Background to example 1

The background to the example is that Company X is the true economic parent of Company Z. Company Z is undertaking a five year investment programme expected to give rise to Case I losses. So this creates the possibility that Company Z will be able to surrender group relief to Company X.

However Company X has no taxable profits, and is unlikely to have future taxable profits. If it were not for ICTA88/SCH18, a company with ample profits could group itself artificially with Company Z and purchase the relief for a fee. Assume that there is such a company, which has ample profits, and that it is called Company Y. After five years Company Z becomes profitable and starts paying dividends. Matters are arranged so that when Company Z pays dividends, Company X, which is the true parent, receives them.

Facts of example 1

Company X holds 100 £1 ordinary shares in Company Z.

The ordinary shares carry normal equity rights to share in profits.

Company Y holds 300 £1 participating preference shares in Company Z.

Each participating preference share is entitled to 1p of every £100 of profits distributed.
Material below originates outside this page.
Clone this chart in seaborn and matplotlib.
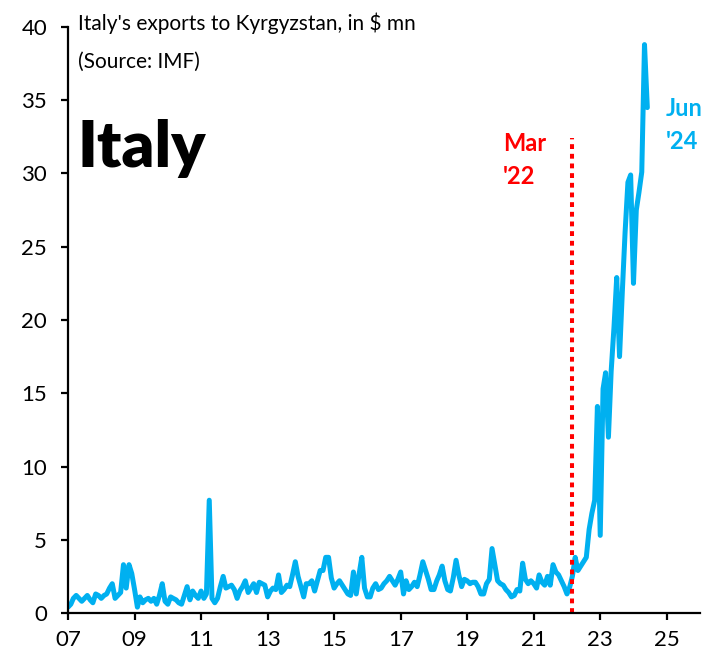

Under ICTA88/S832 (1), participating preference shares count as ordinary shares, however small the participation right may be. This means Company Y holds 75% of the issued ordinary share capital of Company Z. So Company Y and Company Z are members of a group within the terms of ICTA88/S413 (3)(a), even though the participating preference shares are of limited value. And Company Y could claim group relief from Company Z.

But when Company Z becomes profitable and pays dividends, the substantial amount of the dividends will go to Company X in respect of its ordinary shares. This indicates that Company X is the true economic parent of Company Z, and that the group relationship between Company Y and Company Z is a superficial one.

ICTA88/S413 (7) and ICTA88/SCH18 test the reality of superficial group relationships. ICTA88/SCH18/PARA2 applies here (CTM81035), and prevents Company Y from claiming group relief from Company Z. Assume that for the accounting period for which Company Y is seeking group relief, profits of Company Z are small or non-existent. If there are no profits, ICTA88/SCH18/PARA2 (1)(b) requires a figure of £100 to be taken as the profits available for distribution. Of this £100, £3 (300 x 1p) will go to Company Y. Company Y is thus entitled to only 3% of the profits and Company Z will not be treated as a 75% subsidiary of Company Y.